_GIVEN PROBLEM_
Print them exactly: the lines from the beginning of the entries below through the line that contains "import plotly.graph_objects as go", and only those, with the pictures left out.

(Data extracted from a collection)
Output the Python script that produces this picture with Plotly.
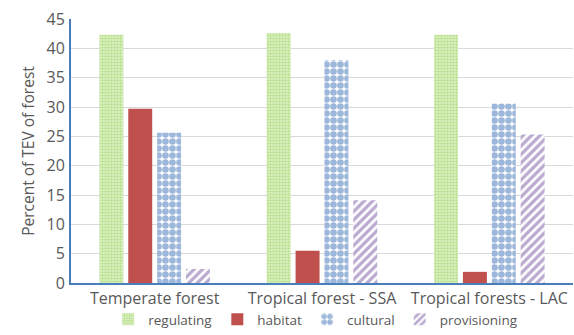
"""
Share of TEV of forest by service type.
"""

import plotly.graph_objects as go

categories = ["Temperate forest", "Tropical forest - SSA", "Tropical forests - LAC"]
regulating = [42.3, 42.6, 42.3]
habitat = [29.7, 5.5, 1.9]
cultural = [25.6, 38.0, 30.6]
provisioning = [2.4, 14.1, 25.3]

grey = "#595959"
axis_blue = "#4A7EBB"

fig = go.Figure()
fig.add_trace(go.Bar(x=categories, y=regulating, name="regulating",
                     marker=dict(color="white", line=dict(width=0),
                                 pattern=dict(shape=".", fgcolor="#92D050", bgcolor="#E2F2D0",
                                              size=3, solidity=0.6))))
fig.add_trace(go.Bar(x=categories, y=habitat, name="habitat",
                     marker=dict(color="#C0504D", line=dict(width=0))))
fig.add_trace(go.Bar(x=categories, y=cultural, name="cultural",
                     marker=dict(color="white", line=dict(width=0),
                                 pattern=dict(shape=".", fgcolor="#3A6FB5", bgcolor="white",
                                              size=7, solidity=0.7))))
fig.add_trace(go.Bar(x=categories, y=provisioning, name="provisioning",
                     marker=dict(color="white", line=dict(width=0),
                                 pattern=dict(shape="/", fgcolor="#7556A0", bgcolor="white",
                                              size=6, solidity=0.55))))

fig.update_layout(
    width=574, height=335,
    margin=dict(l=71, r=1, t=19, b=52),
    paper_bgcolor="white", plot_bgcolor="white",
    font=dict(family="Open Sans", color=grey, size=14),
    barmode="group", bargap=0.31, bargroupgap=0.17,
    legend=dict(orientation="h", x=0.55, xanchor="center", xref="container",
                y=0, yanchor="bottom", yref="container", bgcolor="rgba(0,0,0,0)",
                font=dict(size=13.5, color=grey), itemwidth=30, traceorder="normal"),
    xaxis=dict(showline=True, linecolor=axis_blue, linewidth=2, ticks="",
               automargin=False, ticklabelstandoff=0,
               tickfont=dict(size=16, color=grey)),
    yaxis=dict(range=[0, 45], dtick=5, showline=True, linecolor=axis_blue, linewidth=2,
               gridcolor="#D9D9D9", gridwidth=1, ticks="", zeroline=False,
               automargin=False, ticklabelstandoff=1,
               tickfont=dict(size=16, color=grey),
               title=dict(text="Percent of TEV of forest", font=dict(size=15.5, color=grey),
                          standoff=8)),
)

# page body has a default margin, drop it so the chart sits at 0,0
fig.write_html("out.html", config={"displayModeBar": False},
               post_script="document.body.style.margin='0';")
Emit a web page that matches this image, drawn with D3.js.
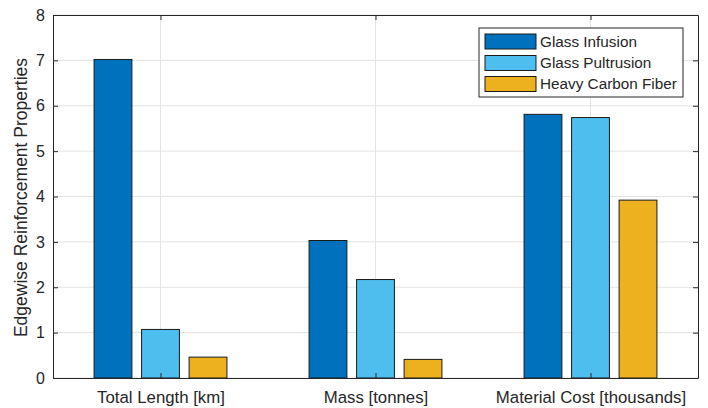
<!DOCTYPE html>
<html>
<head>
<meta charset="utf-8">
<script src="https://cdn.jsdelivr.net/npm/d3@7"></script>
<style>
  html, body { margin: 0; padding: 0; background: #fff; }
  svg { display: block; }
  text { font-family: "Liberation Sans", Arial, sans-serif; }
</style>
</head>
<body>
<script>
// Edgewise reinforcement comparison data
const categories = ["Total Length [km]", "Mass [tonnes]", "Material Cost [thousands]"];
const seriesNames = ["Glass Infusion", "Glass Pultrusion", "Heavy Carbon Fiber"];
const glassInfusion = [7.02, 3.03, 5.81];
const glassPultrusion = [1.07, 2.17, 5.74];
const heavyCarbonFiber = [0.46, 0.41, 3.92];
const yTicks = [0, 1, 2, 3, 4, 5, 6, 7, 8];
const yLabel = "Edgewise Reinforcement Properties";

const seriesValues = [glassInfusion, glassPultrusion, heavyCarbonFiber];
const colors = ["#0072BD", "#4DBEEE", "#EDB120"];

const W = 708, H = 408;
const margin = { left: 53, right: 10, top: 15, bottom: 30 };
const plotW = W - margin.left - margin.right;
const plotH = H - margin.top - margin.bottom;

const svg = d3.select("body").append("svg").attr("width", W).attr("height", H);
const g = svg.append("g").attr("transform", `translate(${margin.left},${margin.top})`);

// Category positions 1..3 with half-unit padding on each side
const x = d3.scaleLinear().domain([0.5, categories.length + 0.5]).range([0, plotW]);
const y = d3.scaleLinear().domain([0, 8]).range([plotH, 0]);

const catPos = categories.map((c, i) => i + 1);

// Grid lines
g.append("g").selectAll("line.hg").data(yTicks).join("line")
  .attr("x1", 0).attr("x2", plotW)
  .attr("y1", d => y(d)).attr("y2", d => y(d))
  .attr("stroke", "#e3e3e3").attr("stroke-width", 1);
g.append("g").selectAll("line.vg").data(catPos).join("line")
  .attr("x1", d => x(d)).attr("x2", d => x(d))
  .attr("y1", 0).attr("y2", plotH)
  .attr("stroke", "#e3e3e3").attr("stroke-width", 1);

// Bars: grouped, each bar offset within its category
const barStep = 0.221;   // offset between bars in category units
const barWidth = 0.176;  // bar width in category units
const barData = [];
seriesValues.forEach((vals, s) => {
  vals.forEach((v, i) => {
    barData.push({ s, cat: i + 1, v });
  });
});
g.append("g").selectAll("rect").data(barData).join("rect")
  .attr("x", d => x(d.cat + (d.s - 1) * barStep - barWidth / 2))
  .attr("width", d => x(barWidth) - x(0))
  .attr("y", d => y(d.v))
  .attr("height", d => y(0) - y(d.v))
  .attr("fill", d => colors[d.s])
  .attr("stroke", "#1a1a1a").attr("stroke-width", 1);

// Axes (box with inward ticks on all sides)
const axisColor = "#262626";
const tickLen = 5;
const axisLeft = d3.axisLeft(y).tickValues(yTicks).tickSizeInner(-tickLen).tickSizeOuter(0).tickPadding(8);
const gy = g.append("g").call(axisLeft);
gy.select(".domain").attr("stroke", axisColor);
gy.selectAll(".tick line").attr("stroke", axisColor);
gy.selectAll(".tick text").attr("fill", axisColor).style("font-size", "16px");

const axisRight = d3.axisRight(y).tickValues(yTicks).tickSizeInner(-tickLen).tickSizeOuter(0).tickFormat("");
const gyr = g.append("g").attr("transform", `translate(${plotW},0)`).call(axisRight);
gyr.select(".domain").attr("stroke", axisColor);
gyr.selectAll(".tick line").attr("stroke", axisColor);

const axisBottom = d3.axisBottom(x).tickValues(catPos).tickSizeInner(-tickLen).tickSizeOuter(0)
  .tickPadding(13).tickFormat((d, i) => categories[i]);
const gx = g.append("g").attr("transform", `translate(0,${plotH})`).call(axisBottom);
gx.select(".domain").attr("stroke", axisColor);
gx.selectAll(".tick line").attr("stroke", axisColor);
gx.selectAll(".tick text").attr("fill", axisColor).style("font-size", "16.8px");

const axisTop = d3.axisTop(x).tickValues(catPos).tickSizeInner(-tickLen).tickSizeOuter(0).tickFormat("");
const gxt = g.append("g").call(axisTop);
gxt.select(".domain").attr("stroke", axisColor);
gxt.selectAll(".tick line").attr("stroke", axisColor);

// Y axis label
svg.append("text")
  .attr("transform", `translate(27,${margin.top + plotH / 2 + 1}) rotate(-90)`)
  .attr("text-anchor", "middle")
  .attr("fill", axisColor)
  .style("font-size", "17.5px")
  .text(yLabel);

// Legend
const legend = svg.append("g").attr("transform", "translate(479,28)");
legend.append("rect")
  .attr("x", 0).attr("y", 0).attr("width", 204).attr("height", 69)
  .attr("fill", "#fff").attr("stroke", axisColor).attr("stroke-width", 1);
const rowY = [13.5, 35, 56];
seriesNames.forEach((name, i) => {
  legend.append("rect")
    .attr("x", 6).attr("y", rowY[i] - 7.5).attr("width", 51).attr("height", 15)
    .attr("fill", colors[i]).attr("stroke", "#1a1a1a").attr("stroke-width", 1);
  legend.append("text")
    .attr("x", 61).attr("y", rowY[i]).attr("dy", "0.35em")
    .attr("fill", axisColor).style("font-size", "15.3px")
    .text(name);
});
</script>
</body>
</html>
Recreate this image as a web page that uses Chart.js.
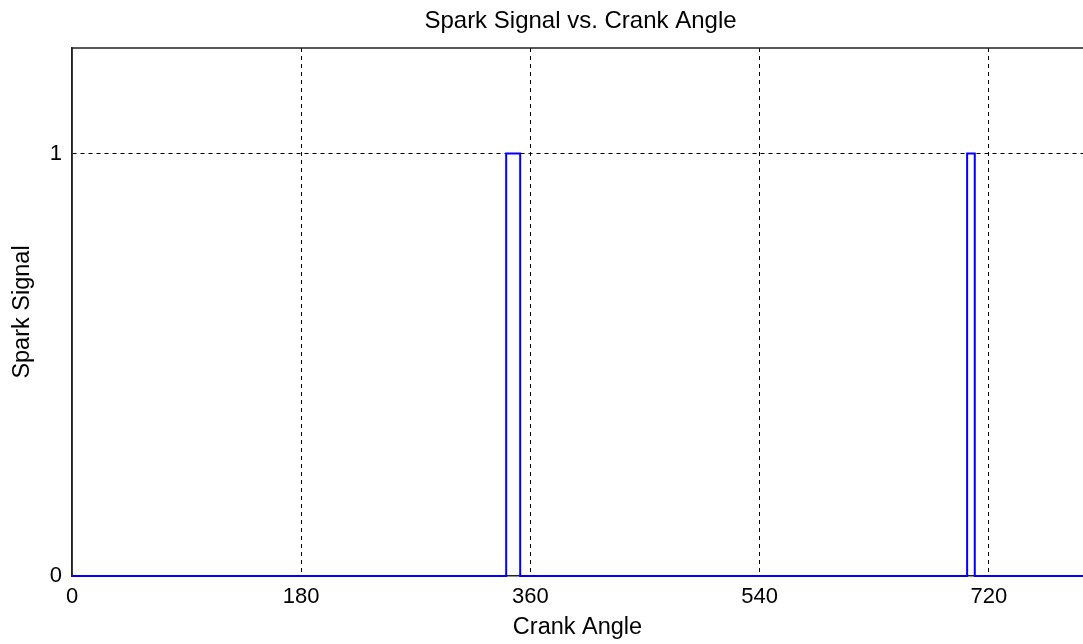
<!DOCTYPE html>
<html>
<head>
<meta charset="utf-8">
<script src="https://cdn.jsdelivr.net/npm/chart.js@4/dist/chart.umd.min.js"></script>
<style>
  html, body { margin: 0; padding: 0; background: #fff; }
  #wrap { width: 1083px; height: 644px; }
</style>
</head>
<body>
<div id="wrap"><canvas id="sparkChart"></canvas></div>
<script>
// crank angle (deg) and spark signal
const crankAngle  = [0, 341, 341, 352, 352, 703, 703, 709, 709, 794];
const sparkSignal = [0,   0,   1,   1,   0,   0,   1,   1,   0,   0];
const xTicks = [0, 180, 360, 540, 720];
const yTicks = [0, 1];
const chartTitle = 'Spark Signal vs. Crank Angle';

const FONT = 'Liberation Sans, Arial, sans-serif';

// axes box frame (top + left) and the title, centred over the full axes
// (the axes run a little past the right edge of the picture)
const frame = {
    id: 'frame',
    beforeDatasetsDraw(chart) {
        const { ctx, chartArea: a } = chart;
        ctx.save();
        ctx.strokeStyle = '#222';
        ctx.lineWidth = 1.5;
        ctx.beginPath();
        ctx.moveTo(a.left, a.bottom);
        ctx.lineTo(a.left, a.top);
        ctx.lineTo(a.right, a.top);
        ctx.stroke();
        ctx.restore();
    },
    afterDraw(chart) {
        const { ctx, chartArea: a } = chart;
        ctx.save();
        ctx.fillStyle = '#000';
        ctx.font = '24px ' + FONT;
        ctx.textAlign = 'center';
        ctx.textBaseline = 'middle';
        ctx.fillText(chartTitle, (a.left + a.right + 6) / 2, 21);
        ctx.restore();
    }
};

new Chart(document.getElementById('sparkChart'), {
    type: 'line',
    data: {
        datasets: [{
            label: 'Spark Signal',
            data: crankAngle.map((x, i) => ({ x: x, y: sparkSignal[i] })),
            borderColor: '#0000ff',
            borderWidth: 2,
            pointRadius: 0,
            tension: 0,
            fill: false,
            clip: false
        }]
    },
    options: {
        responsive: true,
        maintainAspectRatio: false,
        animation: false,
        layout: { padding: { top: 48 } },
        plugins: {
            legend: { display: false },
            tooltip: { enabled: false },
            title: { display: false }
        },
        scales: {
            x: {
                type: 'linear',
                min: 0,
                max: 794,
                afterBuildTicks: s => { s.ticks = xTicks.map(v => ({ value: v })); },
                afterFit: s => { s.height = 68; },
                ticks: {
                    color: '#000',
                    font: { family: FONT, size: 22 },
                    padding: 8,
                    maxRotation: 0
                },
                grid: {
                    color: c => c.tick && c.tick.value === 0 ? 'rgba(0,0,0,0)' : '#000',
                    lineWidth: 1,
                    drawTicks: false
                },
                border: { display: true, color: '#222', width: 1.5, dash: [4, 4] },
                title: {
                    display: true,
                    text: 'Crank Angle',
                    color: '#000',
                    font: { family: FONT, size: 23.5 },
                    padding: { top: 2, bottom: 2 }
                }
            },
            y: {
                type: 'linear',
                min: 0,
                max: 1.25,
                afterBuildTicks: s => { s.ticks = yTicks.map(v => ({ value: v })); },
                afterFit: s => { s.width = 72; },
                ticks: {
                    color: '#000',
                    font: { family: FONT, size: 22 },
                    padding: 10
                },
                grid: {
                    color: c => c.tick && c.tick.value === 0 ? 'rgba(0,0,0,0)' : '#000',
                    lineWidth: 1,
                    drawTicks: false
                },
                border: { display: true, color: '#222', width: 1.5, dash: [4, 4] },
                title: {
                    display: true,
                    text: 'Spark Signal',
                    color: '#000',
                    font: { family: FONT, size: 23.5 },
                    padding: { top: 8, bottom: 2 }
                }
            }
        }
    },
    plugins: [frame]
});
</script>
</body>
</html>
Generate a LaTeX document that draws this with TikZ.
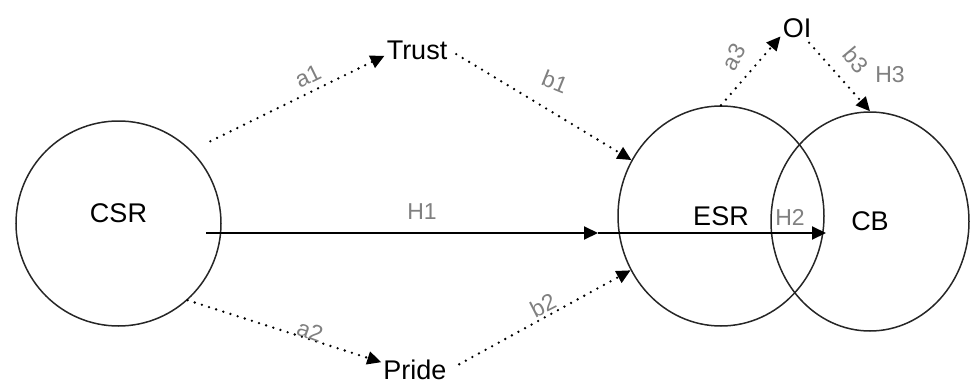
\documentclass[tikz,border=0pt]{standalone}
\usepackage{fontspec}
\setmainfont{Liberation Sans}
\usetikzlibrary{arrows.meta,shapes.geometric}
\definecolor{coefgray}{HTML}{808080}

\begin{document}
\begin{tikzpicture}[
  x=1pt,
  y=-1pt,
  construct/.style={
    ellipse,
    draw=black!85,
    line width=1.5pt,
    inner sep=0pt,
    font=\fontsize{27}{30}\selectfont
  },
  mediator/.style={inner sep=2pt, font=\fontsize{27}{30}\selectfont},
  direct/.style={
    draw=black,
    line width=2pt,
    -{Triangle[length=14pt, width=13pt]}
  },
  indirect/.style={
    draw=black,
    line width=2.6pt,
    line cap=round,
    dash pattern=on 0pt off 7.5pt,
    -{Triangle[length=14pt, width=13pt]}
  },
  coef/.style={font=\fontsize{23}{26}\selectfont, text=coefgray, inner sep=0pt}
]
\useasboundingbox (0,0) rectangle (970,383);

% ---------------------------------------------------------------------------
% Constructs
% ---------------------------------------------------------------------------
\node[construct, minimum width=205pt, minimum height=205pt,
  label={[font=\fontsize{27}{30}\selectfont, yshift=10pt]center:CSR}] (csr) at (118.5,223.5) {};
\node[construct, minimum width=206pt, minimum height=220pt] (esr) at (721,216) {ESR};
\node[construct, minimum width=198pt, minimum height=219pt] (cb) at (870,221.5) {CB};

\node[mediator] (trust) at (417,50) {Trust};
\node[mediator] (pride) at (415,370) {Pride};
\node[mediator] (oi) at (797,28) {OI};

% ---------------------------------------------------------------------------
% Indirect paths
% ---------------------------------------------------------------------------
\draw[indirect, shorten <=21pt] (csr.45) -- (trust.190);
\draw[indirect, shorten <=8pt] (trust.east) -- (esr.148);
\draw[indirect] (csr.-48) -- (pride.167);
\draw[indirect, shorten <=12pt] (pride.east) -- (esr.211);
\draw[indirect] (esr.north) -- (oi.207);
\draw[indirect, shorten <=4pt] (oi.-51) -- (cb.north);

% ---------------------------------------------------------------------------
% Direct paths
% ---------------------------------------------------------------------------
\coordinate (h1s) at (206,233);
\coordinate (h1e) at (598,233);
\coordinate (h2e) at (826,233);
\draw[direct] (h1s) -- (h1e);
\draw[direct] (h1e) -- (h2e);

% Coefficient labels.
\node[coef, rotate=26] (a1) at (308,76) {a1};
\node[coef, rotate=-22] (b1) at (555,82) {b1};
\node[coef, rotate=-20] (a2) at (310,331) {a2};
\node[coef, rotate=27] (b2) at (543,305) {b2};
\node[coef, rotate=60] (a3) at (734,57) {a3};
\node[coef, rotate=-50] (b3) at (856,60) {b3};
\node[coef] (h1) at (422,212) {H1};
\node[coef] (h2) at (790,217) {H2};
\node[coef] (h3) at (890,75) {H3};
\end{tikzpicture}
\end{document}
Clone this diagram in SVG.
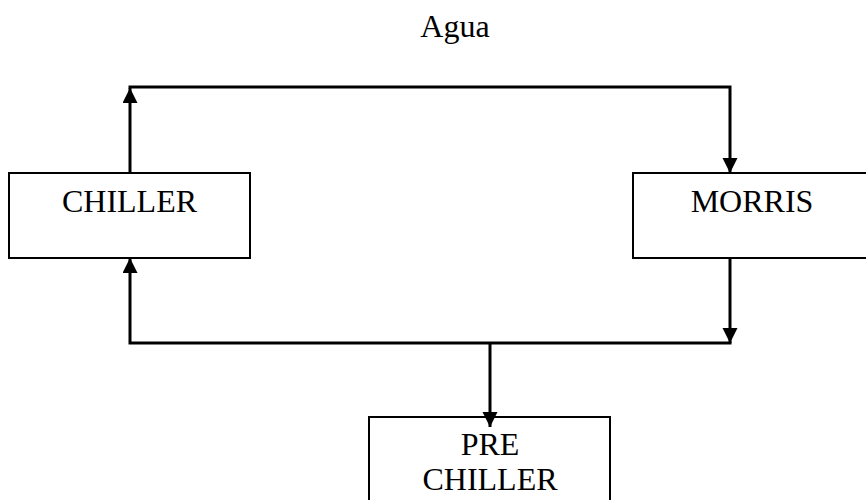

_REPLY TO THE EXERCISE_
Output the Python script that produces this picture with Plotly.
"""
Share of TEV of forest by service type.
"""

import plotly.graph_objects as go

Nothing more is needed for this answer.